- **Request**:
Drop every picture. Then return, exactly, the lines from the beginning of the listing below through the one containing "Sans, Noto Sans".

Entries with chart source code:
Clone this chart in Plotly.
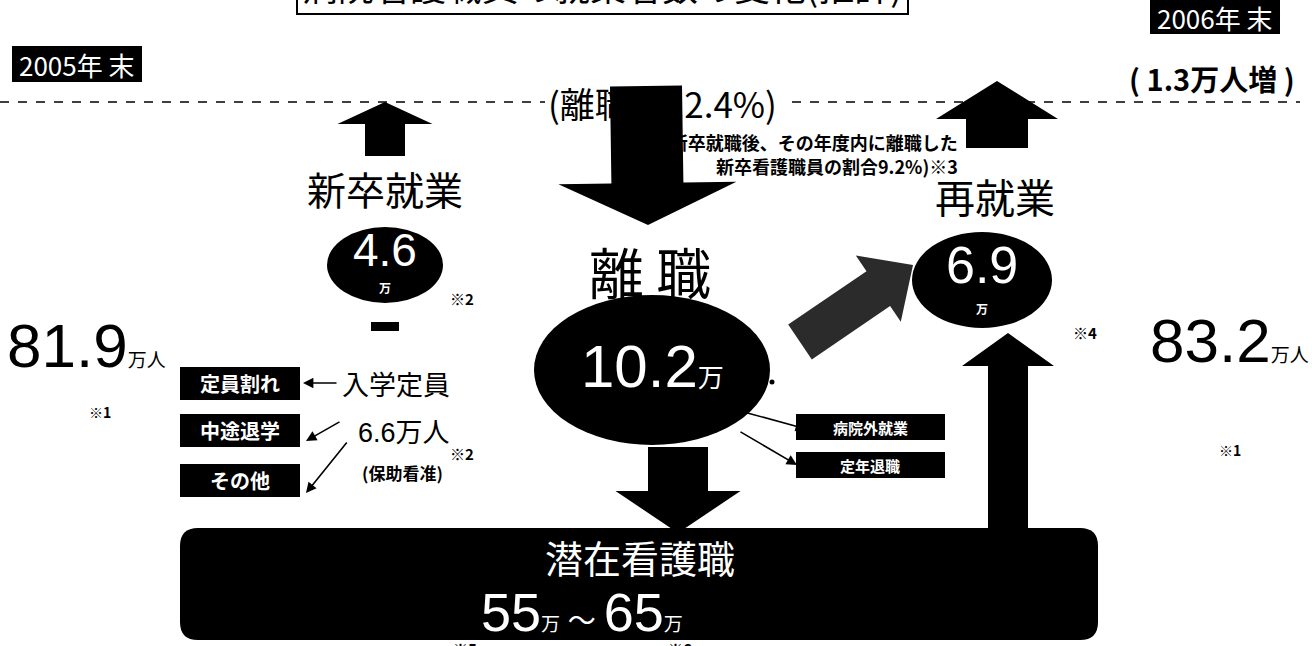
import math
import plotly.graph_objects as go

# 看護職員の就業者数（万人）
stock_labels = ["2005年 末", "2006年 末"]
stock_values = [81.9, 83.2]
flow_labels = ["新卒就業", "離 職", "再就業"]
flow_values = [4.6, 10.2, 6.9]
separation_rate = 12.4        # 離職率（%）
new_grad_separation = 9.2     # 新卒看護職員の離職率（%）
enrollment = 6.6              # 入学定員（万人）
latent_range = [55, 65]       # 潜在看護職（万人）
school_outflows = ["定員割れ", "中途退学", "その他"]
separation_routes = ["病院外就業", "定年退職"]
title_text = "病院看護職員の就業者数の変化(推計)"

W, H = 1312, 646
JP = "Noto Sans CJK JP"
NUM = "Liberation Sans, Noto Sans CJK JP"

fig = go.Figure(go.Scatter(x=[], y=[], showlegend=False))
shapes = []
annotations = []


def block_arrow(tail, tip, shaft_w, head_w, head_len, color="black"):
    (x0, y0), (x1, y1) = tail, tip
    length = math.hypot(x1 - x0, y1 - y0)
    ux, uy = (x1 - x0) / length, (y1 - y0) / length
    nx, ny = -uy, ux
    bx, by = x1 - ux * head_len, y1 - uy * head_len
    s, h = shaft_w / 2, head_w / 2
    pts = [
        (x0 + nx * s, y0 + ny * s), (bx + nx * s, by + ny * s),
        (bx + nx * h, by + ny * h), (x1, y1),
        (bx - nx * h, by - ny * h), (bx - nx * s, by - ny * s),
        (x0 - nx * s, y0 - ny * s),
    ]
    path = "M " + " L ".join(f"{x:.1f},{y:.1f}" for x, y in pts) + " Z"
    shapes.append(dict(type="path", path=path, fillcolor=color,
                       line=dict(width=0), layer="above"))


def rect(x0, y0, x1, y1, fill="black"):
    shapes.append(dict(type="rect", x0=x0, y0=y0, x1=x1, y1=y1,
                       fillcolor=fill, layer="above", line=dict(width=0)))


def rounded_rect(x0, y0, x1, y1, r, fill="black"):
    path = (f"M {x0 + r},{y0} L {x1 - r},{y0} Q {x1},{y0} {x1},{y0 + r} "
            f"L {x1},{y1 - r} Q {x1},{y1} {x1 - r},{y1} L {x0 + r},{y1} "
            f"Q {x0},{y1} {x0},{y1 - r} L {x0},{y0 + r} Q {x0},{y0} {x0 + r},{y0} Z")
    shapes.append(dict(type="path", path=path, fillcolor=fill,
                       line=dict(width=0), layer="above"))


def ellipse(cx, cy, rx, ry):
    shapes.append(dict(type="circle", x0=cx - rx, x1=cx + rx, y0=cy - ry, y1=cy + ry,
                       fillcolor="black", line=dict(width=0), layer="above"))


def text(x, y, s, size, color="black", family=JP, bold=False,
         xanchor="center", yanchor="middle"):
    # 紙面の外にはみ出す位置は paper 座標で置く
    if 0 <= y <= H:
        ref = dict(x=x, y=y, xref="x", yref="y")
    else:
        ref = dict(x=x / W, y=1 - y / H, xref="paper", yref="paper")
    annotations.append(dict(
        **ref, text=s, showarrow=False, xanchor=xanchor, yanchor=yanchor,
        font=dict(size=size, color=color, family=family,
                  weight="bold" if bold else "normal")))


def thin_arrow(x0, y0, x1, y1):
    annotations.append(dict(
        x=x1, y=y1, ax=x0, ay=y0, xref="x", yref="y", axref="x", ayref="y",
        text="", showarrow=True, arrowhead=2, arrowsize=1.3, arrowwidth=1.6,
        arrowcolor="black"))


def small(s, size):
    return f"<span style='font-size:{size}px'>{s}</span>"


# タイトル枠（上端は紙面外）
shapes.append(dict(type="rect", x0=297, x1=908, y0=-40, y1=14,
                   line=dict(color="black", width=2), fillcolor="white"))
text(602, -15, title_text, 36)

# 年末ラベル
rect(12, 46, 142, 82)
text(77, 64, stock_labels[0], 26, color="white")
rect(1150, 0, 1280, 34)
text(1215, 17, stock_labels[1], 26, color="white")
net_change = round(stock_values[1] - stock_values[0], 1)
text(1212, 78, f"( {net_change}万人増 )", 29, bold=True)

# 破線
for xa, xb in [(0, 545), (792, 1300)]:
    shapes.append(dict(type="line", x0=xa, x1=xb, y0=102, y1=102,
                       line=dict(color="black", width=1.4, dash="dash")))

# 離職率
text(546, 102, f"(離職率{separation_rate}%)", 35, xanchor="left")
text(960, 142, "(新卒就職後、その年度内に離職した", 18, bold=True, xanchor="right")
text(960, 166, f"新卒看護職員の割合{new_grad_separation}%)※3", 18, bold=True,
     xanchor="right")
block_arrow((646, 86), (648, 225), 72, 178, 42)

# 新卒就業
cx_new = 385
block_arrow((cx_new, 156), (cx_new, 102), 40, 95, 22)
text(cx_new, 188, flow_labels[0], 39)
ellipse(cx_new, 265, 58, 38)
text(cx_new, 250, f"{flow_values[0]}", 46, color="white", family=NUM)
text(cx_new, 287, "万", 12, color="white", bold=True)
text(462, 298, "※2", 15, bold=True)
rect(cx_new - 14, 322, cx_new + 14, 331)

# 学校からの流出
for i, lab in enumerate(school_outflows):
    y0 = [367, 414, 464][i]
    rect(180, y0, 300, y0 + 33)
    text(240, y0 + 16.5, lab, 20, color="white", bold=True)
text(396, 383, "入学定員", 27)
text(404, 433, f"{enrollment}万人", 27, family=NUM)
text(402, 472, "(保助看准)", 17, bold=True)
text(462, 453, "※2", 15, bold=True)
thin_arrow(338, 383, 303, 383)
thin_arrow(341, 421, 306, 441)
thin_arrow(348, 441, 306, 493)

# 2005年末 就業者数
text(5, 345, f"{stock_values[0]}" + small("万人", 19), 62, family=NUM, xanchor="left")
text(100, 412, "※1", 14, bold=True)

# 離職
text(650, 270, flow_labels[1], 55)
ellipse(652, 370, 118, 75)
text(652, 366, f"{flow_values[1]}" + small("万", 26), 60, color="white", family=NUM)
ellipse(772, 382, 2.5, 2.5)
for i, lab in enumerate(separation_routes):
    y0 = [414, 452][i]
    rect(796, y0, 945, y0 + 26)
    text(870, y0 + 13, lab, 15, color="white", bold=True)
thin_arrow(744, 412, 806, 429)
thin_arrow(739, 431, 797, 465)
block_arrow((678, 447), (678, 533), 60, 125, 42)

# 再就業
block_arrow((997, 148), (997, 81), 62, 122, 38)
text(995, 196, flow_labels[2], 40)
ellipse(982, 280, 70, 48)
text(982, 265, f"{flow_values[2]}", 52, color="white", family=NUM)
text(982, 308, "万", 12, color="white", bold=True)
text(1085, 332, "※4", 15, bold=True)
block_arrow((800, 342), (913, 265), 42, 80, 42, color="#2b2b2b")
block_arrow((1008, 528), (1008, 333), 40, 92, 33)

# 2006年末 就業者数
text(1148, 340, f"{stock_values[1]}" + small("万人", 19), 62, family=NUM, xanchor="left")
text(1230, 450, "※1", 14, bold=True)

# 潜在看護職
rounded_rect(180, 528, 1098, 640, 18)
text(640, 556, "潜在看護職", 38, color="white")
text(582, 612, f"{latent_range[0]}" + small("万", 19) + small(" ～ ", 28)
     + f"{latent_range[1]}" + small("万", 19), 54, color="white", family=NUM)
text(465, 648, "※5", 15, bold=True)
text(680, 648, "※6", 15, bold=True)

fig.update_layout(
    width=W, height=H, margin=dict(l=0, r=0, t=0, b=0),
    paper_bgcolor="white", plot_bgcolor="white", showlegend=False,
    shapes=shapes, annotations=annotations,
    xaxis=dict(range=[0, W], visible=False, fixedrange=True),
    yaxis=dict(range=[H, 0], visible=False, fixedrange=True),
)
fig.write_html("out.html")
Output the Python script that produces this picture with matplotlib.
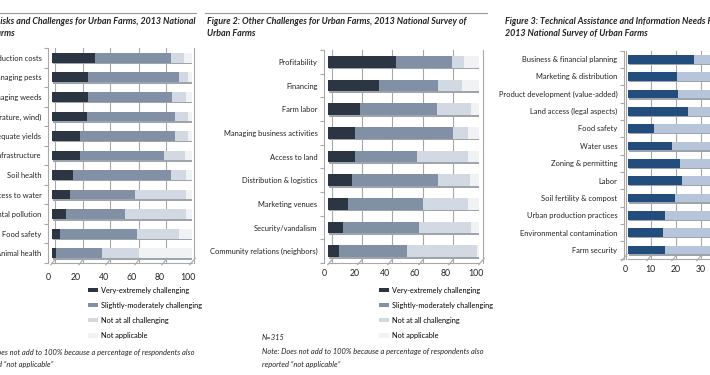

- **Result for this task**:
Clone this chart in Plotly.
import math
import plotly.graph_objects as go

# 看護職員の就業者数（万人）
stock_labels = ["2005年 末", "2006年 末"]
stock_values = [81.9, 83.2]
flow_labels = ["新卒就業", "離 職", "再就業"]
flow_values = [4.6, 10.2, 6.9]
separation_rate = 12.4        # 離職率（%）
new_grad_separation = 9.2     # 新卒看護職員の離職率（%）
enrollment = 6.6              # 入学定員（万人）
latent_range = [55, 65]       # 潜在看護職（万人）
school_outflows = ["定員割れ", "中途退学", "その他"]
separation_routes = ["病院外就業", "定年退職"]
title_text = "病院看護職員の就業者数の変化(推計)"

W, H = 1312, 646
JP = "Noto Sans CJK JP"
NUM = "Liberation Sans, Noto Sans CJK JP"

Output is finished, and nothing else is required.